J.D. パワーのホテル調査、料金上昇下でも宿泊満足度安定 各部門トップのブランドは?
J.D.パワージャパンは「2025年ホテル宿泊客満足度調査」を発表した。宿泊料金の上昇が続く中でも、総合満足度は維持または向上しており、効率化とホスピタリティの両立がホテル経営の鍵となっている。
円安やインバウンド回復、万博需要などを背景に、都市部を中心に宿泊料金の上昇が続いている。調査では、アッパーアップスケールを除く4部門で前年より約1000円の上昇が確認されたが、顧客満足度は全体的に堅調を維持した。特にエコノミーホテル部門では前年比12ポイントの上昇を示し、コスト上昇環境下でも顧客体験の質を保つ取り組みが奏功している。

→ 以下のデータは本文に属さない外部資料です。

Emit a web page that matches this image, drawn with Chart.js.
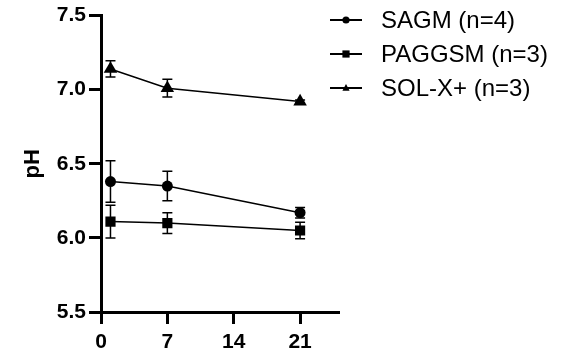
<!DOCTYPE html>
<html>
<head>
<meta charset="utf-8">
<script src="https://cdn.jsdelivr.net/npm/chart.js@4/dist/chart.umd.min.js"></script>
<style>
  html, body { margin: 0; padding: 0; background: #fff; }
  #wrap { width: 564px; height: 353px; }
</style>
</head>
<body>
<div id="wrap"><canvas id="ph-chart"></canvas></div>
<script>
// days of storage
const days = [1, 7, 21];
const xTicks = [0, 7, 14, 21];

const seriesNames = ['SAGM (n=4)', 'PAGGSM (n=3)', 'SOL-X+ (n=3)'];
const sagmPh = [6.38, 6.35, 6.17];
const sagmSd = [0.14, 0.10, 0.035];
const paggsmPh = [6.11, 6.10, 6.05];
const paggsmSd = [0.11, 0.07, 0.055];
const solxPh = [7.14, 7.01, 6.92];
const solxSd = [0.055, 0.06, 0.01];

const markers = ['circle', 'rect', 'triangle'];
const markerSize = [5.5, 7.2, 7.8];

const FONT = 'Arial, "Liberation Sans", sans-serif';

function toPoints(ys) {
    return days.map((d, i) => ({ x: d, y: ys[i] }));
}

function drawMarker(ctx, style, x, y, r) {
    ctx.beginPath();
    if (style === 'circle') {
        ctx.arc(x, y, r, 0, Math.PI * 2);
    } else if (style === 'rect') {
        ctx.rect(x - r, y - r, r * 2, r * 2);
    } else {
        ctx.moveTo(x, y - r * 1.1);
        ctx.lineTo(x + r, y + r * 0.75);
        ctx.lineTo(x - r, y + r * 0.75);
        ctx.closePath();
    }
    ctx.fill();
}

// error bars (mean +/- SD) drawn through the scales
const errorBars = {
    id: 'errorBars',
    beforeDatasetsDraw(chart) {
        const ctx = chart.ctx;
        const xs = chart.scales.x, ys = chart.scales.y;
        ctx.save();
        ctx.strokeStyle = '#000';
        ctx.lineWidth = 1.5;
        chart.data.datasets.forEach(ds => {
            ds.data.forEach((p, i) => {
                const sd = ds.sd[i];
                const px = xs.getPixelForValue(p.x);
                const top = ys.getPixelForValue(p.y + sd);
                const bot = ys.getPixelForValue(p.y - sd);
                ctx.beginPath();
                ctx.moveTo(px, top); ctx.lineTo(px, bot);
                ctx.moveTo(px - 5, top); ctx.lineTo(px + 5, top);
                ctx.moveTo(px - 5, bot); ctx.lineTo(px + 5, bot);
                ctx.stroke();
            });
        });
        ctx.restore();
    }
};

// legend with line + marker like the original figure
const sideLegend = {
    id: 'sideLegend',
    afterDraw(chart) {
        const ctx = chart.ctx;
        ctx.save();
        ctx.font = '24px ' + FONT;
        ctx.textBaseline = 'middle';
        ctx.textAlign = 'left';
        ctx.fillStyle = '#000';
        ctx.strokeStyle = '#000';
        chart.data.datasets.forEach((ds, i) => {
            const y = 20 + i * 34;
            ctx.lineWidth = 2;
            ctx.beginPath();
            ctx.moveTo(330, y); ctx.lineTo(362, y);
            ctx.stroke();
            drawMarker(ctx, markers[i], 346, y, 3.6);
            ctx.fillText(ds.label, 381, y + 1);
        });
        ctx.restore();
    }
};

const datasets = [
    { label: seriesNames[0], data: toPoints(sagmPh), sd: sagmSd },
    { label: seriesNames[1], data: toPoints(paggsmPh), sd: paggsmSd },
    { label: seriesNames[2], data: toPoints(solxPh), sd: solxSd }
].map((ds, i) => Object.assign(ds, {
    borderColor: '#000',
    backgroundColor: '#000',
    borderWidth: 1.5,
    pointStyle: markers[i],
    pointRadius: markerSize[i],
    pointHoverRadius: markerSize[i],
    pointBorderWidth: 0,
    tension: 0,
    fill: false
}));

new Chart(document.getElementById('ph-chart'), {
    type: 'line',
    data: { datasets: datasets },
    options: {
        responsive: true,
        maintainAspectRatio: false,
        animation: false,
        layout: { padding: { top: 15, right: 226, bottom: 0, left: 0 } },
        plugins: {
            legend: { display: false },
            tooltip: { enabled: false }
        },
        scales: {
            x: {
                type: 'linear',
                min: 0,
                max: 25,
                afterBuildTicks: axis => { axis.ticks = xTicks.map(v => ({ value: v })); },
                afterFit: axis => { axis.height = 41; },
                border: { color: '#000', width: 3 },
                grid: { drawOnChartArea: false, drawTicks: true, tickLength: 12, color: '#000', lineWidth: 3 },
                ticks: { color: '#000', padding: 6, font: { family: FONT, size: 21, weight: 'bold' }, maxRotation: 0 }
            },
            y: {
                min: 5.5,
                max: 7.5,
                afterFit: axis => { axis.width = 101; },
                border: { color: '#000', width: 3 },
                grid: { drawOnChartArea: false, drawTicks: true, tickLength: 12, color: '#000', lineWidth: 3 },
                ticks: {
                    stepSize: 0.5,
                    color: '#000',
                    padding: 3,
                    font: { family: FONT, size: 21, weight: 'bold' },
                    callback: v => v.toFixed(1)
                },
                title: {
                    display: true,
                    text: 'pH',
                    color: '#000',
                    font: { family: FONT, size: 22, weight: 'bold' },
                    padding: { top: 20, bottom: 0 }
                }
            }
        }
    },
    plugins: [errorBars, sideLegend]
});
</script>
</body>
</html>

注目されるのは「チェックイン/チェックアウト」満足度の向上。宿泊特化型ホテルを中心に、自動チェックイン機やスマートフォンによる非対面手続きが浸透しており、ミッドスケールおよびエコノミーホテルでは自動化利用率が前年比10ポイント以上増加した。エコノミー部門では自動チェックインの方が対面対応よりも満足度が高く、迅速性が評価された。一方で、フルサービス型ホテルでは依然としてスタッフによる丁寧な接客が満足度を支える要因となっており、顧客層によって求められる体験価値が異なる傾向が見られる。
また、スタッフによる挨拶や気遣いなどの積極的な対応があった場合、総合満足度が約100ポイント高くなる傾向が確認された。自動化が進む中でも、人的サービスの質が顧客満足に大きく影響していることが明らかとなった。
2025年の総合満足度ランキングでは、アッパーアップスケール部門でオークラ、アップスケール部門でハイアットリージェンシー、アッパーミッドスケール部門で京王プラザホテル、ミッドスケール部門でベッセルホテルズ、エコノミー部門でスーパーホテルがそれぞれ1位を獲得した。スーパーホテルは11年連続でトップを維持している。
J.D.パワーは、ホテル業界の今後について「効率化・省力化の進展とともに、人の対応による『気遣い』『安心』『信頼』の価値をどう届けるかが経営の鍵になる」と指摘している。デジタル化が進む今こそ、業務効率とホスピタリティを両立させ、体験価値全体をデザインすることが求められている。